La profecía se cumplió y Lanusse le tuvo que poner la banda. En un hecho inédito en la historia del país autoritario, Dorticós y Allende firmaron el acta de traspaso como testigos de honor. William Rogers, en cambio, no pudo llegar a la Rosada debido al acoso de los manifestantes. Un fotógrafo de Gente captó “la odisea menuda del embajador norteamericano, John Davies Lodge”, a quien la custodia asignada, preocupada centralmente por la seguridad de William Rogers, dejó “abandonado a su suerte”. El embajadorno tuvo más remedio que caminar hasta el Bajo para tomar un taxi. La embajada diría luego en un comunicado oficial que el señor Rogers se había “indispuesto” y por ese motivo no había concurrido a la ceremonia de transmisión del mando en el Salón Blanco. Por suerte para el embajador norteamericano, la calle ya estaba calmada por los jóvenes de los brazaletes.
Mientras Cámpora asumía la presidencia, el poeta Francisco “Paco” Urondo trabajaba en una celda de Villa Devoto grabando el testimonio de otros tres presos emblemáticos, los sobrevivientes de la masacre de Trelew Ricardo René Haidar, Alberto Camps y María Antonia Berger. A su alrededor, los otros presos políticos de la dictadura militar, pertenecientes a las distintas organizaciones guerrilleras, se preparaban para una libertad que presentían inminente.
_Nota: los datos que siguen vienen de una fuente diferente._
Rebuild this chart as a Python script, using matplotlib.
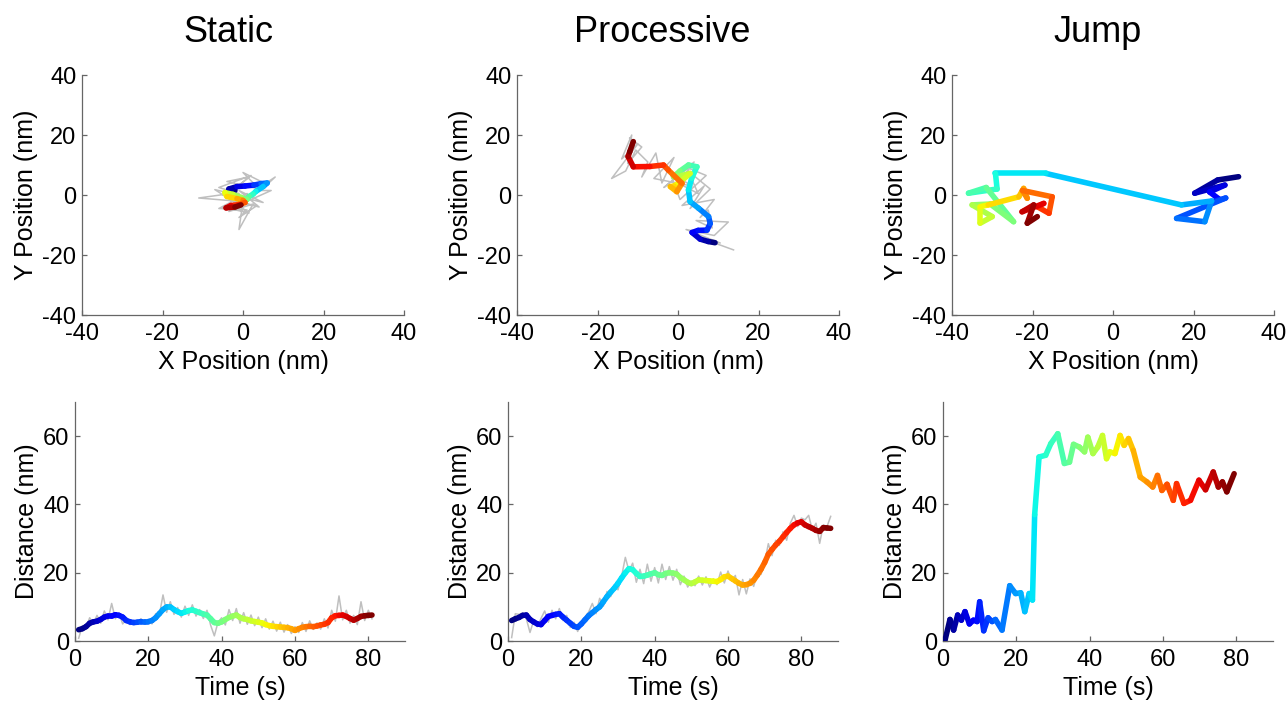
import numpy as np
import matplotlib
matplotlib.use('Agg')
from matplotlib import pyplot as plt
from matplotlib.collections import LineCollection

plt.rcParams['font.family'] = ['Liberation Sans', 'DejaVu Sans']
plt.rcParams['axes.unicode_minus'] = False

titles = ['Static', 'Processive', 'Jump']

# ---- top row: x/y positions (nm), smoothed track in time order ----
static_x = [-2.0, -3.5, -1.5, 0.5, 2.7, 4.5, 6.0, 5.0, 3.2, 2.5, 1.5, 1.0, -0.5, -2.5,
            -4.5, -4.0, -1.5, 0.0, 0.5, -1.0, -3.0, -4.2, -2.0, -0.5]
static_y = [1.5, 2.0, 2.8, 3.0, 3.3, 3.8, 4.0, 2.8, 1.2, 0.3, -0.5, -1.5, -0.8, 0.2,
            0.8, -0.5, -1.2, -1.8, -2.5, -3.2, -3.5, -4.3, -4.0, -3.3]
static_raw_x = [-1.0, -6.0, 2.0, -3.0, 1.5, -4.0, 4.0, 0.0, 6.0, 8.0, 3.0, 7.0, 2.0, 5.0,
                -1.0, 4.0, -2.0, -11.0, -3.0, -7.0, -1.5, 1.0, -3.5, 2.5, -1.0, 0.0,
                -5.0, 1.5, -2.5, -6.0, 1.0, -1.0, 3.5, -2.0]
static_raw_y = [0.5, 2.5, 6.5, 1.0, 6.0, 4.5, 2.0, 7.5, 3.5, 6.0, 1.5, 1.5, -1.5, -2.5,
                1.5, -4.0, -2.0, -1.0, 0.5, 1.8, -3.0, 0.5, -5.5, -3.0, -11.5, -2.0,
                -4.0, -6.0, -2.0, -4.5, -5.0, -7.5, -3.5, -2.5]

proc_x = [9.2, 7.5, 5.5, 3.5, 5.0, 7.2, 8.0, 7.6, 5.1, 3.0, 2.6, 3.4, 4.7, 2.6, 0.5,
          -1.1, 1.0, 3.0, 0.6, -1.0, -1.9, -0.3, 1.0, -2.4, -3.6, -7.0, -11.1, -12.4,
          -12.0, -11.1]
proc_y = [-15.9, -15.5, -14.7, -12.5, -11.8, -11.7, -9.5, -7.2, -4.4, -2.2, 1.7, 5.6,
          9.4, 10.0, 8.0, 6.1, 6.5, 7.2, 4.4, 3.0, 2.8, 1.1, 3.9, 8.3, 10.0, 9.5, 9.4,
          12.8, 14.4, 17.8]
proc_raw_x = [13.8, 6.0, 10.5, 2.0, 9.0, 12.5, 4.5, 8.5, 7.5, 5.5, 9.0, 1.0, 6.5, 3.0,
              8.0, 2.5, 5.0, 0.0, 4.0, -3.5, 2.5, 7.0, 0.5, -2.0, 3.5, -6.0, -1.0,
              -4.0, -5.5, -9.0, -7.5, -10.5, -13.0, -16.5, -10.0, -14.0, -11.5, -12.5,
              -9.0, -12.0]
proc_raw_y = [-18.3, -14.5, -16.0, -11.5, -13.5, -9.0, -8.5, -11.0, -5.0, -7.5, -1.5,
              -3.5, 3.0, -4.5, 2.0, 8.0, 0.5, 4.0, 11.0, 2.5, 9.0, 6.5, -1.5, 7.5, 3.0,
              5.5, 12.5, 4.0, 14.0, 6.0, 11.0, 15.0, 8.0, 5.5, 17.0, 12.0, 20.0, 10.5,
              16.0, 19.0]

jump_x = [31.2, 26.0, 20.3, 27.8, 24.0, 26.5, 23.7, 28.0, 15.8, 22.8, 24.5, 17.0,
          -16.7, -29.2, -28.8, -35.9, -31.5, -24.7, -30.5, -35.0, -30.0, -33.0, -33.0,
          -31.0, -23.4, -22.2, -21.3, -22.5, -15.1, -15.9, -18.8, -17.2, -22.6, -19.7,
          -21.3, -18.8]
jump_y = [6.1, 5.0, 0.6, 3.3, 1.0, -1.5, -2.8, -1.0, -7.8, -8.9, -2.0, -3.3,
          7.2, 7.2, 2.0, 0.6, 2.5, -8.9, -3.0, -3.3, -7.2, -9.4, -3.9,
          -3.3, -0.6, 2.2, -1.1, 1.5, -0.6, -6.1, -3.9, -2.8, -5.6, -3.3,
          -9.4, -7.2]

# ---- bottom row: distance (nm) vs time (s) ----
static_t = list(range(1, 82))
static_d = [3.3, 3.6, 4.2, 5.2, 5.6, 5.8, 6.3, 7.0, 7.3, 7.3, 7.7, 7.5, 7.0, 6.0, 5.6,
            5.4, 5.5, 5.7, 5.7, 5.7, 6.0, 6.8, 8.0, 9.2, 10.0, 10.0, 9.2, 8.6, 8.1, 8.5,
            8.9, 9.1, 8.7, 8.3, 7.9, 7.6, 6.5, 5.4, 5.2, 5.6, 6.3, 6.9, 7.3, 7.6, 6.9,
            6.5, 6.3, 5.9, 5.7, 5.5, 5.3, 4.8, 4.5, 4.3, 4.2, 4.1, 4.0, 3.9, 3.6, 3.1,
            3.6, 4.0, 4.2, 4.3, 4.2, 4.4, 4.7, 4.9, 5.4, 6.8, 7.4, 7.5, 7.6, 7.2, 6.6,
            6.1, 6.6, 7.2, 7.4, 7.5, 7.6]
static_d_raw = [0.8, 4.5, 3.8, 6.8, 5.0, 7.5, 5.2, 8.8, 6.2, 11.0, 6.5, 8.2, 5.0, 6.4,
                4.8, 5.9, 5.0, 6.5, 5.2, 6.2, 5.0, 8.0, 7.6, 13.5, 8.4, 11.5, 7.8, 9.8,
                7.0, 10.2, 7.5, 10.6, 7.3, 9.2, 6.6, 9.0, 4.6, 1.5, 5.5, 6.8, 4.7, 9.2,
                6.0, 9.5, 5.2, 8.3, 4.9, 7.6, 4.5, 7.0, 3.9, 6.5, 3.5, 5.8, 2.9, 5.5,
                2.6, 4.8, 2.2, 4.2, 2.5, 5.4, 2.8, 5.9, 3.4, 5.3, 3.5, 6.5, 3.8, 9.0,
                5.8, 13.2, 6.2, 9.0, 5.2, 7.5, 4.8, 11.5, 6.0, 9.0, 6.5]

proc_t = list(range(1, 89))
proc_d = [6.0, 6.5, 6.9, 7.5, 7.6, 6.3, 5.6, 5.0, 4.8, 6.0, 7.2, 7.5, 7.8, 8.0, 7.0,
          6.1, 5.2, 4.3, 4.0, 5.0, 6.2, 7.4, 8.3, 9.2, 10.0, 11.5, 13.0, 14.3, 15.5,
          16.9, 18.5, 20.0, 21.2, 20.9, 19.8, 18.9, 19.0, 19.3, 19.7, 20.0, 19.4, 19.2,
          19.8, 20.0, 19.9, 19.6, 18.6, 17.9, 17.2, 16.8, 17.3, 17.9, 17.8, 17.7, 17.6,
          17.5, 17.4, 18.0, 18.8, 19.0, 18.3, 17.6, 16.9, 16.4, 16.5, 16.9, 17.8, 19.3,
          21.0, 23.0, 25.4, 26.8, 28.1, 29.2, 30.5, 31.8, 33.0, 34.0, 34.6, 34.9, 34.0,
          33.5, 33.0, 32.4, 32.1, 33.2, 33.1, 33.0]
proc_d_raw = [1.0, 8.0, 7.8, 8.2, 6.5, 2.5, 6.0, 4.2, 6.6, 8.8, 5.5, 9.0, 6.5, 9.5, 6.0,
              7.5, 4.0, 5.5, 2.8, 5.5, 7.0, 8.5, 11.0, 8.0, 12.5, 10.2, 14.5, 13.0, 16.5,
              15.0, 19.0, 24.5, 20.5, 22.8, 17.2, 21.0, 16.8, 22.5, 17.5, 21.5, 17.0,
              22.5, 18.0, 21.8, 17.8, 21.0, 16.5, 19.0, 15.8, 17.5, 16.2, 19.0, 16.4,
              18.8, 15.8, 18.2, 16.5, 20.2, 17.0, 20.5, 17.5, 19.2, 13.5, 18.0, 13.8,
              18.2, 16.0, 20.0, 19.5, 23.0, 28.5, 25.0, 29.5, 28.0, 32.0, 29.5, 34.5,
              36.8, 33.5, 36.0, 35.5, 36.8, 32.5, 34.5, 28.6, 34.0, 33.5, 36.5]

jump_t = [0.5, 1.9, 2.9, 4.0, 5.0, 6.0, 7.2, 8.3, 9.3, 10.0, 11.1, 12.3, 13.4, 14.3,
          16.1, 18.2, 19.8, 21.2, 22.3, 23.5, 24.4, 25.0, 26.2, 28.0, 29.4, 31.3, 33.1,
          34.5, 35.6, 37.2, 38.6, 39.5, 40.9, 42.2, 43.5, 44.6, 45.5, 46.9, 48.3, 49.4,
          50.6, 51.9, 53.8, 55.6, 57.2, 58.5, 59.7, 61.1, 62.8, 63.7, 65.7, 67.5, 69.8,
          71.6, 73.7, 75.1, 76.2, 77.4, 79.4]
jump_d = [0.0, 6.3, 3.2, 7.6, 6.1, 8.6, 5.0, 6.1, 5.7, 11.5, 3.0, 6.8, 5.7, 6.3, 3.2,
          16.2, 13.9, 14.1, 8.6, 13.9, 12.0, 37.0, 53.9, 54.4, 57.8, 60.7, 52.0, 52.4,
          57.6, 56.8, 55.4, 59.7, 54.9, 56.8, 60.2, 53.4, 55.4, 54.9, 60.2, 57.3, 59.3,
          55.8, 48.0, 46.6, 45.1, 48.5, 44.1, 45.9, 41.2, 46.1, 40.3, 41.2, 47.1, 44.3,
          49.5, 45.1, 46.6, 43.7, 49.0]


def jet_line(ax, x, y, lw=4.0):
    pts = np.column_stack([x, y]).reshape(-1, 1, 2)
    segs = np.concatenate([pts[:-1], pts[1:]], axis=1)
    cols = plt.cm.jet(np.linspace(0, 1, len(segs)))
    lc = LineCollection(segs, colors=cols, linewidths=lw, capstyle='round',
                        joinstyle='round', zorder=3)
    ax.add_collection(lc)


def style(ax):
    for s in ['top', 'right']:
        ax.spines[s].set_visible(False)
    for s in ['left', 'bottom']:
        ax.spines[s].set_color('0.4')
        ax.spines[s].set_linewidth(0.9)
    ax.tick_params(direction='in', length=3.5, width=0.9, color='0.4',
                   labelsize=17)
    ax.tick_params(axis='x', pad=6)
    ax.tick_params(axis='y', pad=4)


fig = plt.figure(figsize=(12.88, 7.03), dpi=100)
W, H = 1288.0, 703.0

top_left = [82, 517, 952]
bot_left = [75, 508, 943]
title_x = [228, 662, 1098]

xy_data = [(static_x, static_y, static_raw_x, static_raw_y),
           (proc_x, proc_y, proc_raw_x, proc_raw_y),
           (jump_x, jump_y, None, None)]
dist_data = [(static_t, static_d, static_d_raw),
             (proc_t, proc_d, proc_d_raw),
             (jump_t, jump_d, None)]

for i in range(3):
    # top: xy track
    ax = fig.add_axes([top_left[i] / W, (H - 315) / H, 322 / W, 240 / H])
    x, y, rx, ry = xy_data[i]
    if rx is not None:
        ax.plot(rx, ry, color='0.75', lw=1.1, zorder=2)
    jet_line(ax, x, y)
    ax.set_xlim(-40, 40)
    ax.set_ylim(-40, 40)
    ax.set_xticks([-40, -20, 0, 20, 40])
    ax.set_yticks([-40, -20, 0, 20, 40])
    ax.set_xlabel('X Position (nm)', fontsize=18, labelpad=3)
    ax.set_ylabel('Y Position (nm)', fontsize=18, labelpad=3)
    style(ax)
    fig.text(title_x[i] / W, 1 - 33 / H, titles[i], fontsize=26,
             ha='center', va='center')

    # bottom: distance vs time
    ax2 = fig.add_axes([bot_left[i] / W, (H - 641) / H, 330 / W, 239 / H])
    t, d, draw = dist_data[i]
    if draw is not None:
        ax2.plot(t, draw, color='0.75', lw=1.1, zorder=2)
    jet_line(ax2, t, d)
    ax2.set_xlim(0, 90)
    ax2.set_ylim(0, 70)
    ax2.set_xticks([0, 20, 40, 60, 80])
    ax2.set_yticks([0, 20, 40, 60])
    ax2.set_xlabel('Time (s)', fontsize=18, labelpad=3)
    ax2.set_ylabel('Distance (nm)', fontsize=18, labelpad=3)
    style(ax2)

fig.savefig('out.png', dpi=100)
Aunque varios funcionarios preferían liberarlos a través de una amnistía decretada por el Congreso, pesaba sobre sus miembros la promesa realizada durante la campaña electoral, cuando la JP reclamaba que no hubiera un solo día con presos en el gobierno popular.
Cuando cesaron las actividades en la Plaza de Mayo, gruesas columnas de manifestantes se dirigieron a Villa Devoto “a liberar a los combatientes”. A esas horas, Rodolfo Walsh dejó de lado las escuchas y coincidió con el autor de esta nota frente a Villa Devoto, donde Juan Manuel Abal Medina se había subido al techo y hablaba a la multitud con un megáfono, alternando las arengas con llamadas telefónicas al ministro Righi para que esa misma noche firmaran el indulto.
La escena que presentaba la cárcel parecía un óleo de David: la multitud encrespada, el penal, geométrico y fantasmal contra el cielo negro, y en las ventanas de todo un sector, llamaradas que favorecían la ilusión óptica (e histórica) de una Bastilla ocupada e incendiada.
Cámpora firmó el indulto y los prisioneros salieron a la calle. Allí venía Paco Urondo, con el pelo largo, un saco azul gastado y en un bolso las grabaciones de la masacre de Trelew, que luego se convertirían en el libro La patria fusilada.
Cuando ya habían salido, algunos grupos desorbitados intentaron tirar abajo el portón y comenzaron los tiros de los guardiacárceles. Hubo otros dos muertos y varios heridos. Con Walsh y su compañera Lilia Ferreira concluimos el 25 de mayo transportando a un militante a un hospital.
Había felicidad, intriga y temor por el porvenir, pero sobre todo una sensación que sería barrida durante las dos décadas siguientes: la convicción de haber participado de la Historia. Con mayúsculas.